Une nouvelle politique industrielle autour de ce concept est souhaitable et sera mise en place. Cela permettra aux pays de réviser la liste des biens industriels pour lesquels une production minimale devrait être assurée localement. Mais à la différence des anciens concepts, il n’est nullement besoin de développer une filière spécifique. L’industrie 4.0 est également un concept dans lequel les productions multiples (produire par une même usine plusieurs produits) à l’aide du recours aux technologies 3D est possible. L’impression 3D pourrait permette d’assurer une flexibilité et de répondre à des demandes volatiles et en fonction de contextes différents. Produire à la demande des biens différents. Ce retour des politiques industrielles est,en quelques sortes, une forme de la démondialisation dans le secteur industriel. Aux Etats-Unis, OBAMA, a été parmi les premiers convaincus du pouvoir de cette technologie. Ilavait ordonné l’ouverture de 15 centres de recherche sur l’impression 3D.
Quels sont les préalables ?
Quatre préalables sont nécessaires de notre point de vue. Le premier concerne la culture éducative de l’impression 3D. De nombreux jeunes sont complètement mordus de cette technologie, mais sa généralisation nécessite de la mettre au cœur du modèle éducationnel et dans toutes les écoles. Il est important que l’appropriation soit le plus large possible.Cette intégration est complète dans le modèle d’éducation nordique et dans d’autres pays. L’acquisition des compétences de base de cette technologie devrait être facilité par le système éducatif au même titre que le dessin et les sciences naturelles.
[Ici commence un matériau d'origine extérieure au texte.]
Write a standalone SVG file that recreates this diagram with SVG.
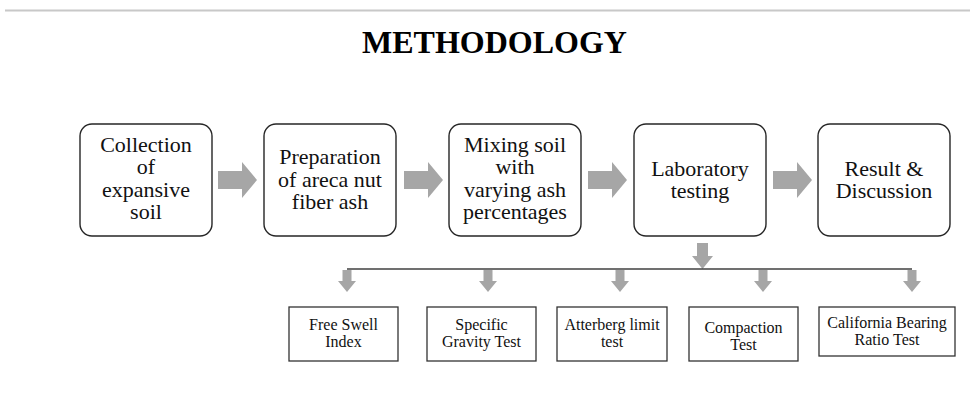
<svg xmlns="http://www.w3.org/2000/svg" width="970" height="398" viewBox="0 0 970 398">
<style>
.bg{fill:#ffffff}
.step rect{fill:#ffffff;stroke:#262626;stroke-width:1.4}
.test rect{fill:#ffffff;stroke:#333333;stroke-width:1.3}
text{font-family:"Liberation Serif","Times New Roman",Times,"DejaVu Serif",serif;font-weight:400;fill:#111;text-anchor:middle}
.t22{font-size:22px}
.t16{font-size:16px}
.title{font-size:32px;font-weight:700;fill:#000}
.arr{fill:#a6a6a6}
.bus{fill:none;stroke:#404040;stroke-width:1.5}
</style>
<defs>
<path id="rarrow" d="M0,171 H24 V162 L39,180 L24,198 V189 H0 Z"/>
<path id="sdown" d="M-4.5,270 H4.5 V281 H9 L0,292 L-9,281 H-4.5 Z"/>
</defs>
<rect class="bg" x="0" y="0" width="970" height="398"/>
<line x1="5" y1="10.5" x2="970" y2="10.5" stroke="#c8c8c8" stroke-width="2"/>
<text class="title" x="494.5" y="53" font-family="Liberation Serif">METHODOLOGY</text>

<g id="n1" class="step">
<rect x="80" y="124" width="132" height="112" rx="12"/>
<text class="t22" font-family="Liberation Serif" x="146" y="151.5">Collection</text>
<text class="t22" font-family="Liberation Serif" x="146" y="174">of</text>
<text class="t22" font-family="Liberation Serif" x="146" y="196.5">expansive</text>
<text class="t22" font-family="Liberation Serif" x="146" y="219">soil</text>
</g>
<g id="n2" class="step">
<rect x="264" y="124" width="132" height="112" rx="12"/>
<text class="t22" font-family="Liberation Serif" x="330" y="164">Preparation</text>
<text class="t22" font-family="Liberation Serif" x="330" y="186.5">of areca nut</text>
<text class="t22" font-family="Liberation Serif" x="330" y="209">fiber ash</text>
</g>
<g id="n3" class="step">
<rect x="449" y="124" width="132" height="112" rx="12"/>
<text class="t22" font-family="Liberation Serif" x="515" y="151.5">Mixing soil</text>
<text class="t22" font-family="Liberation Serif" x="515" y="174">with</text>
<text class="t22" font-family="Liberation Serif" x="515" y="196.5">varying ash</text>
<text class="t22" font-family="Liberation Serif" x="515" y="219">percentages</text>
</g>
<g id="n4" class="step">
<rect x="634" y="124" width="132" height="112" rx="12"/>
<text class="t22" font-family="Liberation Serif" x="700" y="175.5">Laboratory</text>
<text class="t22" font-family="Liberation Serif" x="700" y="198">testing</text>
</g>
<g id="n5" class="step">
<rect x="818" y="124" width="132" height="112" rx="12"/>
<text class="t22" font-family="Liberation Serif" x="884" y="175.5">Result &amp;</text>
<text class="t22" font-family="Liberation Serif" x="884" y="198">Discussion</text>
</g>

<g id="t1" class="test">
<rect x="289" y="307" width="109" height="54"/>
<text class="t16" font-family="Liberation Serif" x="343.5" y="330">Free Swell</text>
<text class="t16" font-family="Liberation Serif" x="343.5" y="347">Index</text>
</g>
<g id="t2" class="test">
<rect x="427" y="307" width="109" height="54"/>
<text class="t16" font-family="Liberation Serif" x="481.5" y="330">Specific</text>
<text class="t16" font-family="Liberation Serif" x="481.5" y="347">Gravity Test</text>
</g>
<g id="t3" class="test">
<rect x="557" y="307" width="110" height="54"/>
<text class="t16" font-family="Liberation Serif" x="612" y="330">Atterberg limit</text>
<text class="t16" font-family="Liberation Serif" x="612" y="347">test</text>
</g>
<g id="t4" class="test">
<rect x="689" y="307" width="109" height="54"/>
<text class="t16" font-family="Liberation Serif" x="743.5" y="333">Compaction</text>
<text class="t16" font-family="Liberation Serif" x="743.5" y="350">Test</text>
</g>
<g id="t5" class="test">
<rect x="819" y="307" width="136" height="49"/>
<text class="t16" font-family="Liberation Serif" x="887" y="328">California Bearing</text>
<text class="t16" font-family="Liberation Serif" x="887" y="345">Ratio Test</text>
</g>

<g id="connectors">
<use href="#rarrow" class="arr" x="218"/>
<use href="#rarrow" class="arr" x="404"/>
<use href="#rarrow" class="arr" x="588"/>
<use href="#rarrow" class="arr" x="773"/>
<path class="arr" d="M697,243 H708 V256 H713 L702.5,269 L692,256 H697 Z"/>
<path class="bus" d="M347,269 H912"/>
<use href="#sdown" class="arr" x="347"/>
<use href="#sdown" class="arr" x="488"/>
<use href="#sdown" class="arr" x="620"/>
<use href="#sdown" class="arr" x="763"/>
<use href="#sdown" class="arr" x="912"/>
</g>
</svg>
Le second préalable est relatif à la généralisation de l’impression 3D dans les Fablabs et auprès des incubateurs de start-ups ainsi que dans les espaces de création d’entreprises. Pour de nombreux jeunes et créateurs d’entreprises, il est primordial de considérer les possibilités offertes par cette technologie sur leurs futures entreprises et leurs futures solutions. Un certain nombre d’entre eux pourraient changer d’approche, voire de technique de production.
Le troisième préalable concerne la généralisation des démonstrations de l’impression 3D auprès des industriels établis. De nombreux industriels ignorent les possibilités offertes par cette technologie. Une reconsidération de leurs postulats et de leurs approches en cherchant à utiliser tout ou partie des possibilités offertes par l’impression 3D serait bénéfique pour réviser les chaînes de valeur et le modèle d’affaires.
Le quatrième préalable est relatif à la propriété intellectuelle. En effet, le plein usage du potentiel de la 3D nécessite que l’on puisse disposer de maquettes numériques. Or, jusqu’à présent le mouvement a surfé sur le modèle « copy-left » et a toujours esquivé le problème de la propriété intellectuelle des modèles (copy-right). Une industrie qui emploi pleinement les possibilités de l’impression 3D devrait en premier se soucier des maquettes et de l’industrie de la modélisation en 3D.
Enfin, il importe de conduire une réflexion stratégique sur la place qu’occuperait cette technologie dans les futures politiques industrielles. L’après COVID-19 sera accompagné de nombreuses réflexions stratégiques et notamment sur la réindustrialisation. Une part non négligeable sera fondée sur les technologies additives.
Pour conclure !
Pour conclure, durant l’épisode du COVID-19, l’impression 3D a pleinement démontré la carte qu’elle pouvait jouer sur les chaines d’approvisionnement. Elle permet de produire localement au plus près des consommateurs. Elle permet « de répondre de manière optimale aux situations d’urgence » comme le dit Arthur Wheaton (Université Cornell de New York). Toutefois, elle nécessite encore de diminuer substantiellement ses coûts pour arriver à concurrencer les modèles industriels caractérisés par des économies d’échelle et de gamme. Mais l’impression 3D offre cette carte : écologique, économique et socialement responsable…
Une tendance qui s’affirmera dans un monde POST-COVID-19 transformé.